*Problem*.
No pictures belong in the copy; return exactly the lines from the one with "Clone this chart in Altair." through the one with "import pandas as pd", both ends included, and nothing else.

*Provided data*.

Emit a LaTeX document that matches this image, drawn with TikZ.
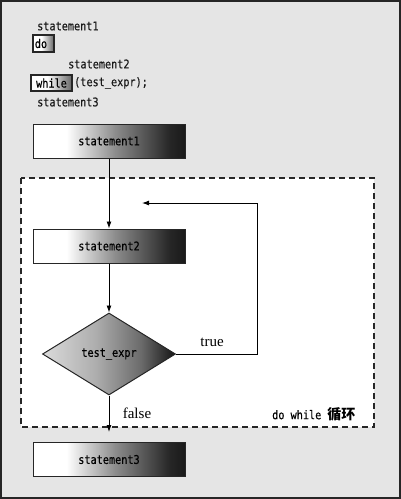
\documentclass[tikz,border=0pt]{standalone}
\usepackage{fontspec}
\setmainfont{Liberation Serif}
\setmonofont[FakeStretch=0.85,FakeBold=0.3]{DejaVu Sans Mono}
\newfontfamily\cjk{Noto Sans CJK SC}
\usetikzlibrary{shapes.geometric,arrows.meta}
\pgfdeclarehorizontalshading{boxgrad}{100bp}{color(0bp)=(white); color(25bp)=(white); color(36bp)=(white); color(52bp)=(black!45); color(70bp)=(black!85); color(75bp)=(black!90); color(100bp)=(black!90)}
\pgfdeclarehorizontalshading{smallgrad}{100bp}{color(0bp)=(white); color(25bp)=(white); color(45bp)=(white); color(75bp)=(black!60); color(100bp)=(black!60)}
\pgfdeclarehorizontalshading{diagrad}{100bp}{color(0bp)=(black!14); color(25bp)=(black!14); color(45bp)=(black!32); color(62bp)=(black!58); color(75bp)=(black!92); color(100bp)=(black!92)}
\begin{document}
\begin{tikzpicture}[x=1pt,y=-1pt,
  code/.style={font=\fontsize{12}{14}\selectfont\ttfamily, text=black!90, inner sep=0pt},
  stbox/.style={draw=black!85, line width=1pt, shading=boxgrad, minimum width=152pt, minimum height=34pt, inner sep=0pt, font=\fontsize{12}{14}\selectfont\ttfamily},
  kwbox/.style={draw=black!85, line width=1.2pt, shading=smallgrad, inner sep=0pt, font=\fontsize{12}{14}\selectfont\ttfamily},
  cond/.style={diamond, draw=black!85, line width=1pt, shading=diagrad, minimum width=133pt, minimum height=82pt, inner sep=0pt, font=\fontsize{12}{14}\selectfont\ttfamily},
  arr/.style={line width=0.9pt, -{Latex[length=7pt,width=5pt]}},
  lbl/.style={font=\fontsize{15}{17}\selectfont, inner sep=0pt}]
\useasboundingbox (0,0) rectangle (401,499);
% background and frame
\fill[black!10] (0,0) rectangle (401,499);
\draw[black!85, line width=2pt] (1,1) rectangle (400,498);
% dashed loop region
\draw[black!85, line width=1.3pt, dash pattern=on 6pt off 4pt, fill=white] (21,178) rectangle (374,427);
% code listing
\node[code, anchor=west] (c1) at (37,26) {statement1};
\node[kwbox, minimum width=21pt, minimum height=17pt] (cdo) at (43.5,43.5) {do\hspace*{5pt}};
\node[code, anchor=west] (c2) at (68,64) {statement2};
\node[kwbox, minimum width=41pt, minimum height=16pt] (cwhile) at (51.5,83) {while};
\node[code, anchor=west] (c3) at (74,83) {(test\_expr);};
\node[code, anchor=west] (c4) at (37,102) {statement3};
% flow chart
\node[stbox] (s1) at (109,141) {statement1};
\node[stbox] (s2) at (109,246) {statement2};
\node[cond] (t) at (109,354) {test\_expr};
\node[stbox] (s3) at (109,459.5) {statement3};
\coordinate (r1) at (257,354);
\coordinate (r2) at (257,203);
\coordinate (r3) at (142,203);
\draw[arr] (s1) -- (s2);
\draw[arr] (s2) -- (t);
\draw[arr, shorten >=10pt] (t) -- (s3);
\draw[arr] (t.east) -- (r1) -- (r2) -- (r3);
\node[lbl] (ltrue) at (212,342) {true};
\node[lbl] (lfalse) at (137,413) {false};
\node[anchor=west, inner sep=0pt] (ldw) at (272,414) {\fontsize{12}{14}\selectfont\ttfamily do while \fontsize{14}{16}\selectfont\cjk\bfseries 循环};
\end{tikzpicture}
\end{document}
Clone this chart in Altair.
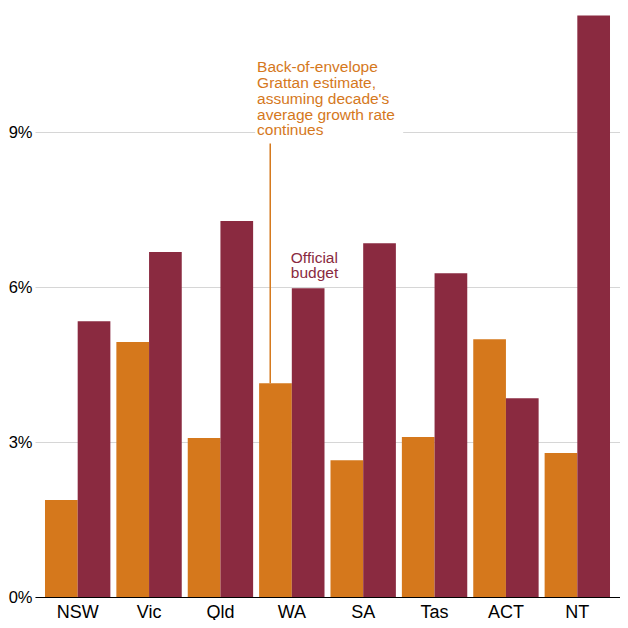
import altair as alt
import pandas as pd

states = ["NSW", "Vic", "Qld", "WA", "SA", "Tas", "ACT", "NT"]
grattan = [1.88, 4.94, 3.08, 4.14, 2.65, 3.10, 4.99, 2.79]
official = [5.34, 6.68, 7.28, 5.98, 6.85, 6.27, 3.85, 11.26]
series_names = ["Grattan", "Official"]
colors = ["#D5781C", "#8A2A40"]
y_ticks = [0, 3, 6, 9]

rows = []
for s, g, o in zip(states, grattan, official):
    rows.append({"state": s, "series": "Grattan", "value": g})
    rows.append({"state": s, "series": "Official", "value": o})
df = pd.DataFrame(rows)

FONT = "Liberation Sans"
ymax = 11.27

xscale = alt.Scale(domain=states, paddingInner=0.084, paddingOuter=0.14)
yscale = alt.Scale(domain=[0, ymax], nice=False, zero=True)

bars = alt.Chart(df).mark_bar().encode(
    x=alt.X("state:N", scale=xscale, sort=states, title=None,
            axis=alt.Axis(labelAngle=0, labelFontSize=18, labelColor="black", labelFont=FONT,
                          domainColor="black", domainWidth=1, ticks=False, labelPadding=6, grid=False)),
    xOffset=alt.XOffset("series:N", sort=series_names, scale=alt.Scale(paddingInner=0, paddingOuter=0)),
    y=alt.Y("value:Q", scale=yscale, title=None,
            axis=alt.Axis(values=y_ticks, labelExpr="datum.value + '%'", labelFontSize=16.5,
                          labelColor="black", labelFont=FONT, domain=False, ticks=False,
                          labelPadding=3, gridColor="#d6d6d6", gridWidth=1)),
    color=alt.Color("series:N", scale=alt.Scale(domain=series_names, range=colors), legend=None),
)

# white box behind the Grattan annotation (breaks the 9% gridline)
box_df = pd.DataFrame({"x1": ["WA"], "x2": ["SA"], "y1": [8.82], "y2": [9.18]})
box = alt.Chart(box_df).mark_rect(color="white", xOffset=-4, x2Offset=40).encode(
    x=alt.X("x1:N", scale=xscale, sort=states, bandPosition=0),
    x2=alt.X2("x2"),
    y=alt.Y("y1:Q", scale=yscale),
    y2="y2:Q",
)

rule_df = pd.DataFrame({"state": ["WA"], "y1": [4.14], "y2": [8.78]})
rule = alt.Chart(rule_df).mark_rule(color="#D5781C", strokeWidth=1.5).encode(
    x=alt.X("state:N", scale=xscale, sort=states, bandPosition=0.17),
    y=alt.Y("y1:Q", scale=yscale),
    y2="y2:Q",
)

g_text = ["Back-of-envelope", "Grattan estimate,", "assuming decade's",
          "average growth rate", "continues"]
o_text = ["Official", "budget"]
ann_df = pd.DataFrame({
    "state": ["WA", "WA"],
    "y": [10.39, 6.70],
    "txt": [g_text, o_text],
})

ann_g = alt.Chart(ann_df.iloc[[0]]).mark_text(
    align="left", baseline="top", fontSize=15.5, font=FONT, lineHeight=15.7, dx=-2, color="#D5781C"
).encode(
    x=alt.X("state:N", scale=xscale, sort=states, bandPosition=0),
    y=alt.Y("y:Q", scale=yscale),
    text="txt",
)
ann_o = alt.Chart(ann_df.iloc[[1]]).mark_text(
    align="left", baseline="top", fontSize=15.5, font=FONT, lineHeight=15, dx=-1, color="#8A2A40"
).encode(
    x=alt.X("state:N", scale=xscale, sort=states, bandPosition=0.5),
    y=alt.Y("y:Q", scale=yscale),
    text="txt",
)

chart = alt.layer(bars, box, rule, ann_g, ann_o).properties(
    width=585, height=582,
    autosize=alt.AutoSizeParams(type="none"),
    padding={"left": 27, "top": 7, "right": 0, "bottom": 23},
).configure_view(stroke=None)

chart.save("out.html", embed_options={"renderer": "svg", "actions": False})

*Task result*.
Clone this chart in Altair.
import altair as alt
import pandas as pd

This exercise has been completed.